- [Work instructions]:
Quote from the first line below through the line that contains "red_size = [31, 45, 70]", both included, and leave the pictures out.

◇ ◇ ◇ ◇ ◇ ◇ ◇

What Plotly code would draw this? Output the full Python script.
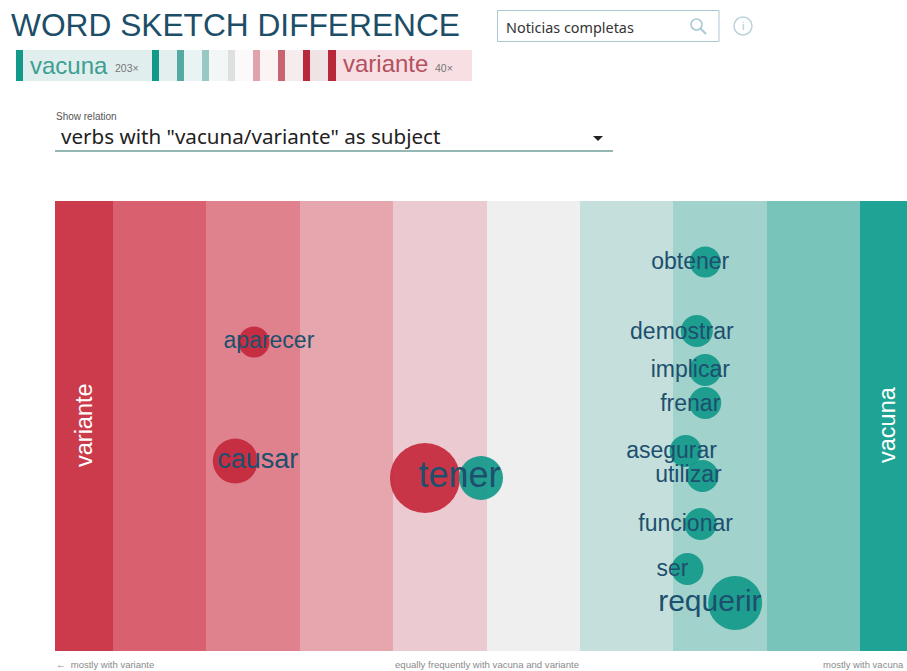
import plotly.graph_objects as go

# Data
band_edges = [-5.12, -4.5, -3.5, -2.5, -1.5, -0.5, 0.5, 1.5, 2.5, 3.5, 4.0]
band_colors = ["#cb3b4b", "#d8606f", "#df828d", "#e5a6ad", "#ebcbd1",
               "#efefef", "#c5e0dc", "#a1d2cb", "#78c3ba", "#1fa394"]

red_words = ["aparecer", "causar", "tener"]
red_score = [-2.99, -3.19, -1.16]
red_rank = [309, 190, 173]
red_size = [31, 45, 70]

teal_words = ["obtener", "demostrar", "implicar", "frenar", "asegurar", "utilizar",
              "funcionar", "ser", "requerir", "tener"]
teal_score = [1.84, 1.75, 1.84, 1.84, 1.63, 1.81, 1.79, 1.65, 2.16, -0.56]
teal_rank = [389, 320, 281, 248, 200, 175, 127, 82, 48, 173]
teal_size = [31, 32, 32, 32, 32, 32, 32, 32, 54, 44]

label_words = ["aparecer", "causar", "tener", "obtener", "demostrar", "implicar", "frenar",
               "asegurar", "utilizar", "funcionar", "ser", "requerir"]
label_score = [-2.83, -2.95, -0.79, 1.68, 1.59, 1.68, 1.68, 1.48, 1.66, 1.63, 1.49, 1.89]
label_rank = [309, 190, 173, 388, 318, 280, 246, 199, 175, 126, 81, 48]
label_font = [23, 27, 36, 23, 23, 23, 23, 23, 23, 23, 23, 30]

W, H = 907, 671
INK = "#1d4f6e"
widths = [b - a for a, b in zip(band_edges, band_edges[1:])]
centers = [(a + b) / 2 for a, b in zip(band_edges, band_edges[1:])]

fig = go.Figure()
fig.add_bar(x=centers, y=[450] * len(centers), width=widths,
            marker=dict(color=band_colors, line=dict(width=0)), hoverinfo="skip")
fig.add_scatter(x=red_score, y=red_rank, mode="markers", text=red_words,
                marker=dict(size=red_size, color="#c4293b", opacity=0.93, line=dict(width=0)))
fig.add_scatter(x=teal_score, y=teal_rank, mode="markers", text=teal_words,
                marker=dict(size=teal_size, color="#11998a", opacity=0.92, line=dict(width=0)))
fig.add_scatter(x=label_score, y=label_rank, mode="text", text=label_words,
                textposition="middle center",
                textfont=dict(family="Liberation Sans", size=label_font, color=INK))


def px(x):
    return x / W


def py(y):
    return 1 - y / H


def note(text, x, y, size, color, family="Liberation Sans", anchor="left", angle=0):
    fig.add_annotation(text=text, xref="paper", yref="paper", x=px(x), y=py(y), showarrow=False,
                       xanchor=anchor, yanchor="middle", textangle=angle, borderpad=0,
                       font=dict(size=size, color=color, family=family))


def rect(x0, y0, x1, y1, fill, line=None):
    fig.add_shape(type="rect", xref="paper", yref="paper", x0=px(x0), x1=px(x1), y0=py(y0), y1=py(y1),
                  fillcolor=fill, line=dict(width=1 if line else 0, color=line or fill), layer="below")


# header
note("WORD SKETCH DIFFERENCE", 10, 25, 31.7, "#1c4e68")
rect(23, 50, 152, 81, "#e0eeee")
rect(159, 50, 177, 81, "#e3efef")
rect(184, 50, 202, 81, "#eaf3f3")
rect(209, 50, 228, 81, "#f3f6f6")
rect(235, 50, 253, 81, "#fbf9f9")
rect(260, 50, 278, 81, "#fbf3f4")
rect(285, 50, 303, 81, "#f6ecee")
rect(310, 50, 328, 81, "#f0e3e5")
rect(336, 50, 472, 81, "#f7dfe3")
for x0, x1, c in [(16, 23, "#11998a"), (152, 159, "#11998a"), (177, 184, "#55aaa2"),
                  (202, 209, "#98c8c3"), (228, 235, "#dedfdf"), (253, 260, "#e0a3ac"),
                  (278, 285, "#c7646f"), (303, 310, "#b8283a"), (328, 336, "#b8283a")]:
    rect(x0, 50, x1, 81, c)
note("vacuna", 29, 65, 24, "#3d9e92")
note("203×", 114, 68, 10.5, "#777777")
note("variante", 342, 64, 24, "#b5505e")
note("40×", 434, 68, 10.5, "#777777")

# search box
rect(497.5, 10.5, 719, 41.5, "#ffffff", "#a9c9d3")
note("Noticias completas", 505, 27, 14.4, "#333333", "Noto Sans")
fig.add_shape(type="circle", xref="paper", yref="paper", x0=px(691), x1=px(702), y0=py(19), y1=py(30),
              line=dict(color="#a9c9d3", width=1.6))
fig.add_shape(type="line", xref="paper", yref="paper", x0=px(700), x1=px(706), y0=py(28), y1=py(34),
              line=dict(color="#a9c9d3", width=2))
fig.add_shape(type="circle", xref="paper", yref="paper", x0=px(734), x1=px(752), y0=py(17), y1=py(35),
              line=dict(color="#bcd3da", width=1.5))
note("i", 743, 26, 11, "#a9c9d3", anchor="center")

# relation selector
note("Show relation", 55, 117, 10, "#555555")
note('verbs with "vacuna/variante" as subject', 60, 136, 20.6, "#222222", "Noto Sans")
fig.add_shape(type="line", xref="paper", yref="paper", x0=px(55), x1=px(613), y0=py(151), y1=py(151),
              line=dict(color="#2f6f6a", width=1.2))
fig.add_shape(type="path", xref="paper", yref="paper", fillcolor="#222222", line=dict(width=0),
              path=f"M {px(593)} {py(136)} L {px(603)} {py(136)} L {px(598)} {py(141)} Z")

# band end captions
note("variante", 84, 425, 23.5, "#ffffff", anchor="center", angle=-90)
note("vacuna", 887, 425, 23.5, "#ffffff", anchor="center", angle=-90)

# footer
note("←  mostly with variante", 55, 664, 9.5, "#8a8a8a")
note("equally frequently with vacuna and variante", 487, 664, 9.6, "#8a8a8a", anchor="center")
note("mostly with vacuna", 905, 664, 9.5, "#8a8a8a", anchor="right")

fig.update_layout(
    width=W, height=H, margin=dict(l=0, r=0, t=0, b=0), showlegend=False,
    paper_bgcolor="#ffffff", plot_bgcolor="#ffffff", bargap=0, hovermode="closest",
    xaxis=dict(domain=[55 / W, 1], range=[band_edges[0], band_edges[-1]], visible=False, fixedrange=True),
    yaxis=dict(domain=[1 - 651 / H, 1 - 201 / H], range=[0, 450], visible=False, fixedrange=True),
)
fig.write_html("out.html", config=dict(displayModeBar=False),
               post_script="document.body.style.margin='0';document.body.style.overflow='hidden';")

◇ ◇ ◇ ◇ ◇ ◇ ◇

- [Written solution]:
What Plotly code would draw this? Output the full Python script.
import plotly.graph_objects as go

# Data
band_edges = [-5.12, -4.5, -3.5, -2.5, -1.5, -0.5, 0.5, 1.5, 2.5, 3.5, 4.0]
band_colors = ["#cb3b4b", "#d8606f", "#df828d", "#e5a6ad", "#ebcbd1",
               "#efefef", "#c5e0dc", "#a1d2cb", "#78c3ba", "#1fa394"]

red_words = ["aparecer", "causar", "tener"]
red_score = [-2.99, -3.19, -1.16]
red_rank = [309, 190, 173]
red_size = [31, 45, 70]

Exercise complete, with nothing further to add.